Written problem: Using the material below, repeat exactly the lines from the one with "Recreate this image" through the one with "ax.axis('off')", ends included, without any images.

Extracted information:
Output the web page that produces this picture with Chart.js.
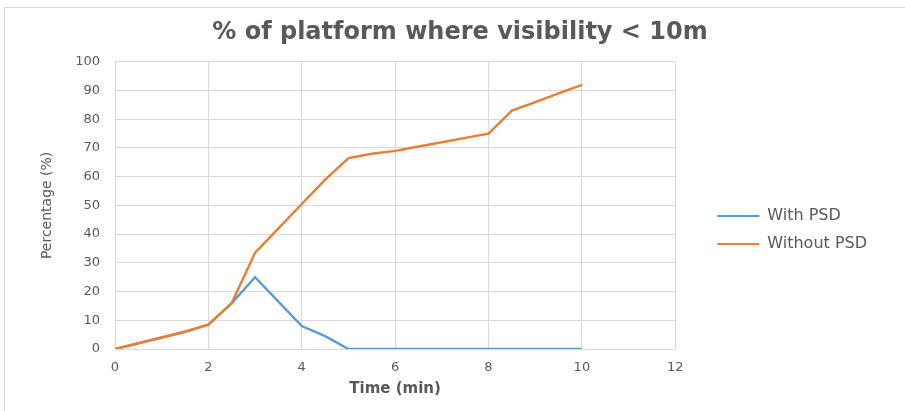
<!DOCTYPE html>
<html>
<head>
<meta charset="utf-8">
<script src="https://cdn.jsdelivr.net/npm/chart.js@4.4.1/dist/chart.umd.min.js"></script>
<style>
  body { margin: 0; background: #fff; }
  #box { position: absolute; left: 4px; top: 7px; width: 900px; height: 403px; border: 1px solid #d9d9d9; }
</style>
</head>
<body>
<div id="box"><canvas id="myChart" width="900" height="403"></canvas></div>
<script>
"use strict";

// temps en minutes
const times = [0, 0.5, 1, 1.5, 2, 2.5, 3, 3.5, 4, 4.5, 5, 5.5, 6, 6.5, 7, 7.5, 8, 8.5, 9, 9.5, 10];
const withPSD = [0, 2, 4, 6, 8.5, 16, 25, 16.5, 8, 4.5, 0, 0, 0, 0, 0, 0, 0, 0, 0, 0, 0];
const withoutPSD = [0, 2, 4, 6, 8.5, 16, 33.5, 42, 50.5, 59, 66.5, 68, 69, 70.5, 72, 73.5, 75, 83, 86, 89, 92];
const xTicks = [0, 2, 4, 6, 8, 10, 12];
const yTicks = [0, 10, 20, 30, 40, 50, 60, 70, 80, 90, 100];

const grey = "#595959";
const gridColor = "#d9d9d9";
const ctx = document.getElementById("myChart");

function toPoints(values) {
    return values.map((v, i) => ({x: times[i], y: v}));
}

// petit decalage du titre et de la legende, comme dans l'original
const nudge = {
    id: "nudge",
    afterLayout(chart) {
        chart.titleBlock.right += 38;
        chart.legend.top += 24;
        chart.legend.bottom += 24;
    }
};

let chart = new Chart(ctx, {
    type: "line",
    data: {
        datasets: [{
            label: "With PSD",
            data: toPoints(withPSD),
            borderColor: "#5b9bd5",
            backgroundColor: "#5b9bd5",
            order: 2
        }, {
            label: "Without PSD",
            data: toPoints(withoutPSD),
            borderColor: "#ed7d31",
            backgroundColor: "#ed7d31",
            order: 1
        }]
    },
    plugins: [nudge],
    options: {
        responsive: false,
        animation: false,
        events: [],
        layout: { padding: { left: 0, right: 28, top: 0, bottom: 7 } },
        elements: {
            line: { borderWidth: 2.4, tension: 0 },
            point: { radius: 0 }
        },
        plugins: {
            title: {
                display: true,
                text: "% of platform where visibility < 10m",
                color: grey,
                font: { family: "DejaVu Sans", size: 24, weight: "bold" },
                padding: { top: 10, bottom: 15 }
            },
            legend: {
                position: "right",
                maxWidth: 220,
                labels: {
                    color: grey,
                    font: { family: "DejaVu Sans", size: 16 },
                    boxWidth: 42,
                    boxHeight: 2,
                    padding: 12,
                    sort: (a, b) => a.datasetIndex - b.datasetIndex,
                    generateLabels: function(chart) {
                        return Chart.defaults.plugins.legend.labels.generateLabels(chart)
                            .map(item => Object.assign(item, { lineWidth: 0 }));
                    }
                }
            },
            tooltip: { enabled: false }
        },
        scales: {
            x: {
                type: "linear",
                min: 0,
                max: 12,
                afterBuildTicks: scale => { scale.ticks = xTicks.map(v => ({value: v})); },
                grid: { color: gridColor, drawTicks: false },
                border: { color: gridColor },
                ticks: { color: grey, padding: 11, font: { family: "DejaVu Sans", size: 13 } },
                title: {
                    display: true,
                    text: "Time (min)",
                    color: grey,
                    font: { family: "DejaVu Sans", size: 15, weight: "bold" },
                    padding: { top: 0, bottom: 6 }
                },
                afterFit: scale => { scale.height = 55; }
            },
            y: {
                min: 0,
                max: 100,
                afterBuildTicks: scale => { scale.ticks = yTicks.map(v => ({value: v})); },
                grid: { color: gridColor, drawTicks: false },
                border: { color: gridColor },
                ticks: { color: grey, padding: 15, font: { family: "DejaVu Sans", size: 13 } },
                title: {
                    display: true,
                    text: "Percentage (%)",
                    color: grey,
                    font: { family: "DejaVu Sans", size: 14 },
                    padding: { top: 34, bottom: 0 }
                },
                afterFit: scale => { scale.width = 110; }
            },
            gap: {
                type: "linear",
                position: "right",
                grid: { display: false },
                border: { display: false },
                ticks: { display: false },
                afterFit: scale => { scale.width = 30; }
            }
        }
    }
});
</script>
</body>
</html>
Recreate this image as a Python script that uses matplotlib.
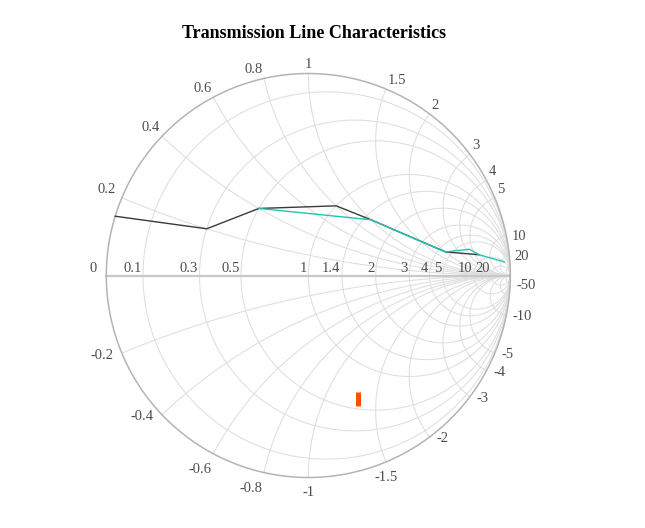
import numpy as np
import matplotlib.pyplot as plt

plt.rcParams['font.family'] = ['Liberation Serif', 'DejaVu Serif']

# grid / tick values of the Smith chart
real_ticks = [0.1, 0.3, 0.5, 1, 1.4, 2, 3, 4, 5, 10, 20]
imag_ticks = [0.2, 0.4, 0.6, 0.8, 1, 1.5, 2, 3, 4, 5, 10, 20, 50]
real_labels = [0, 0.1, 0.3, 0.5, 1, 1.4, 2, 3, 4, 5, 10, 20]
imag_labels = [0.2, 0.4, 0.6, 0.8, 1, 1.5, 2, 3, 4, 5, 10, 20,
               -0.2, -0.4, -0.6, -0.8, -1, -1.5, -2, -3, -4, -5, -10, -50]

# traces (normalised impedance z = r + jx)
line1_real = [0, 0.3, 0.5, 1.0, 1.5, 4.5, 8]
line1_imag = [0.15, 0.2, 0.4, 0.8, 1.0, 2.0, 6]
line2_real = [0.5, 1.5, 4.5, 6, 8, 10]
line2_imag = [0.4, 1.0, 2.0, 4.5, 6, 25]
point_real = [0.6]
point_imag = [-1.3]


def gamma(r, x):
    z = np.asarray(r, dtype=float) + 1j * np.asarray(x, dtype=float)
    return (z - 1) / (z + 1)


W, H = 645, 528
cx, cy, R = 308.3, 275.5, 202.0   # chart centre / radius in pixels
fig = plt.figure(figsize=(W / 100, H / 100), dpi=100)
ax = fig.add_axes([0, 0, 1, 1])
ax.set_xlim(-cx / R, (W - cx) / R)
ax.set_ylim(-(H - cy) / R, cy / R)
ax.set_aspect('equal')
ax.axis('off')

grid_kw = dict(color='#dedede', lw=0.75, zorder=1)
t = np.linspace(-np.pi / 2 + 1e-4, np.pi / 2 - 1e-4, 1500)
for r in real_ticks:
    g = gamma(r, np.tan(t))
    ax.plot(g.real, g.imag, **grid_kw)
t2 = np.linspace(0, np.pi / 2 - 1e-4, 1500)
for xv in imag_ticks:
    for s in (1, -1):
        g = gamma(np.tan(t2), s * xv)
        ax.plot(g.real, g.imag, **grid_kw)

# real axis and outer boundary
ax.plot([-1, 1], [0, 0], color='#c8c8c8', lw=1.6, zorder=2)
th = np.linspace(0, 2 * np.pi, 800)
ax.plot(np.cos(th), np.sin(th), color='#b4b4b4', lw=1.1, zorder=2)

# traces
g1 = gamma(line1_real, line1_imag)
ax.plot(g1.real, g1.imag, color='#3a3a3a', lw=1.0, zorder=4)
g2 = gamma(line2_real, line2_imag)
ax.plot(g2.real, g2.imag, color='#22c4b4', lw=1.0, zorder=5)
g3 = gamma(point_real, point_imag)
ax.plot(g3.real, g3.imag, ls='none', marker='|', markersize=10,
        markeredgewidth=3.6, color='#ff5000', zorder=6)

label_kw = dict(fontsize=10.5, color='#4d4d4d', zorder=7)

# real-axis labels
for r in real_labels:
    g = gamma(r, 0)
    dx = -9.5 if r == 0 else -1.5
    ax.annotate('{:g}'.format(r), xy=(g.real, 0), xytext=(dx, 3.8),
                textcoords='offset pixels', ha='right', va='baseline', **label_kw)


def rim_placement(deg):
    """text anchor and pixel offset (x right, y up) for a rim label"""
    c = np.cos(np.radians(deg))
    if deg > 0:
        if deg <= 15:
            return 'left', 5, -4.5
        if deg < 80:
            return 'left', 2, 5
        if deg <= 100:
            return 'center', 0, 5.5
        if deg < 165:
            return 'right', -1.5 + 6 * min(0, c + 0.7) / 0.3, 5
        return 'right', -8, -4.5
    if deg >= -60:
        return 'left', 6.5, -5
    if deg >= -100:
        return 'center', 0, -19
    if deg >= -125:
        return 'right', -1.5, -19
    return 'right', -8.5, -5.5


# imaginary labels around the rim
for xv in imag_labels:
    g = gamma(0, xv)
    ha, dx, dy = rim_placement(np.degrees(np.angle(g)))
    ax.annotate('{:g}'.format(xv), xy=(g.real, g.imag), xytext=(dx, dy),
                textcoords='offset pixels', ha=ha, va='baseline', **label_kw)

fig.text(314 / W, 1 - 33 / H, 'Transmission Line Characteristics',
         ha='center', va='center', fontsize=13, fontweight='bold', color='#000000')

fig.savefig('out.png', dpi=100)
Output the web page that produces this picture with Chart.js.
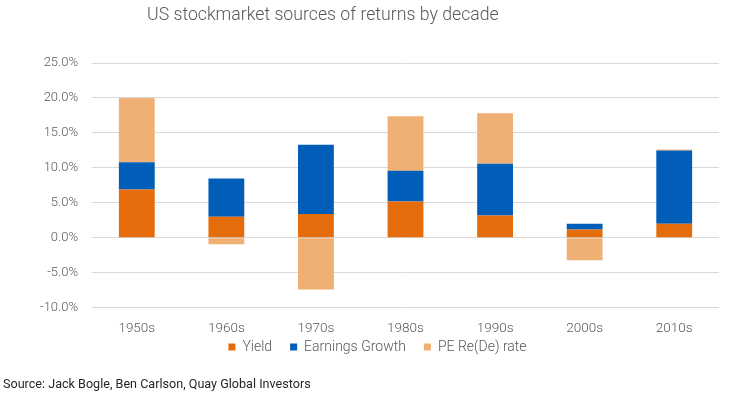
<!DOCTYPE html>
<html>
<head>
<meta charset="utf-8">
<script src="https://cdn.jsdelivr.net/npm/chart.js@4"></script>
<style>
  body { margin: 0; background: #fff; font-family: Roboto, sans-serif; }
  #wrap { position: relative; width: 732px; height: 394px; }
  #title { position: absolute; left: 147px; top: 4px; font-size: 17.7px; font-weight: 300; color: #595959; }
  #source { position: absolute; left: 3px; top: 376px; font-size: 12.6px; color: #262626; }
  canvas { position: absolute; left: 0; top: 0; }
</style>
</head>
<body>
<div id="wrap">
  <canvas id="chart" width="732" height="394"></canvas>
  <div id="title">US stockmarket sources of returns by decade</div>
  <div id="source">Source: Jack Bogle, Ben Carlson, Quay Global Investors</div>
</div>
<script>
// Data (percent)
const decades = ['1950s', '1960s', '1970s', '1980s', '1990s', '2000s', '2010s'];
const yieldValues = [6.9, 3.0, 3.4, 5.2, 3.2, 1.2, 2.0];
const earningsValues = [3.9, 5.5, 9.9, 4.4, 7.4, 0.8, 10.5];
const peValues = [9.2, -0.9, -7.4, 7.8, 7.2, -3.2, 0.15];

const textColor = '#595959';

// legend padding is also used between items, so nudge the legend up afterwards
const legendShift = {
    id: 'legendShift',
    afterLayout(chart) {
        chart.legend.top -= 20;
        chart.legend.bottom -= 20;
    }
};

const ctx = document.getElementById('chart').getContext('2d');
new Chart(ctx, {
    type: 'bar',
    data: {
        labels: decades,
        datasets: [
            { label: 'Yield', data: yieldValues, backgroundColor: '#E46C0A' },
            { label: 'Earnings Growth', data: earningsValues, backgroundColor: '#005EB8' },
            { label: 'PE Re(De) rate', data: peValues, backgroundColor: '#F0B073' }
        ]
    },
    options: {
        responsive: false,
        animation: false,
        layout: { padding: { top: 63, right: 13, bottom: 10, left: 36 } },
        datasets: { bar: { barPercentage: 0.4, categoryPercentage: 1.0 } },
        scales: {
            x: {
                stacked: true,
                grid: { display: false },
                border: { display: false },
                ticks: { color: textColor, font: { family: 'Roboto', size: 13.5, weight: 300 }, padding: 5 }
            },
            y: {
                stacked: true,
                min: -10,
                max: 25,
                grid: { color: '#d9d9d9', drawTicks: false, lineWidth: 1 },
                border: { display: false },
                afterFit: (scale) => { scale.width = 56; },
                ticks: {
                    stepSize: 5,
                    padding: 14,
                    color: textColor,
                    font: { family: 'Roboto', size: 13, weight: 300 },
                    callback: (v) => v.toFixed(1) + '%'
                }
            }
        },
        plugins: {
            legend: {
                position: 'bottom',
                labels: {
                    boxWidth: 7,
                    boxHeight: 7,
                    padding: 18,
                    color: textColor,
                    font: { family: 'Roboto', size: 14, weight: 300 }
                }
            },
            tooltip: { enabled: false }
        }
    },
    plugins: [legendShift]
});
</script>
</body>
</html>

Finished exercise:
Recreate this image as a Python script that uses matplotlib.
import numpy as np
import matplotlib.pyplot as plt

plt.rcParams['font.family'] = ['Liberation Serif', 'DejaVu Serif']

# grid / tick values of the Smith chart
real_ticks = [0.1, 0.3, 0.5, 1, 1.4, 2, 3, 4, 5, 10, 20]
imag_ticks = [0.2, 0.4, 0.6, 0.8, 1, 1.5, 2, 3, 4, 5, 10, 20, 50]
real_labels = [0, 0.1, 0.3, 0.5, 1, 1.4, 2, 3, 4, 5, 10, 20]
imag_labels = [0.2, 0.4, 0.6, 0.8, 1, 1.5, 2, 3, 4, 5, 10, 20,
               -0.2, -0.4, -0.6, -0.8, -1, -1.5, -2, -3, -4, -5, -10, -50]

# traces (normalised impedance z = r + jx)
line1_real = [0, 0.3, 0.5, 1.0, 1.5, 4.5, 8]
line1_imag = [0.15, 0.2, 0.4, 0.8, 1.0, 2.0, 6]
line2_real = [0.5, 1.5, 4.5, 6, 8, 10]
line2_imag = [0.4, 1.0, 2.0, 4.5, 6, 25]
point_real = [0.6]
point_imag = [-1.3]


def gamma(r, x):
    z = np.asarray(r, dtype=float) + 1j * np.asarray(x, dtype=float)
    return (z - 1) / (z + 1)


W, H = 645, 528
cx, cy, R = 308.3, 275.5, 202.0   # chart centre / radius in pixels
fig = plt.figure(figsize=(W / 100, H / 100), dpi=100)
ax = fig.add_axes([0, 0, 1, 1])
ax.set_xlim(-cx / R, (W - cx) / R)
ax.set_ylim(-(H - cy) / R, cy / R)
ax.set_aspect('equal')
ax.axis('off')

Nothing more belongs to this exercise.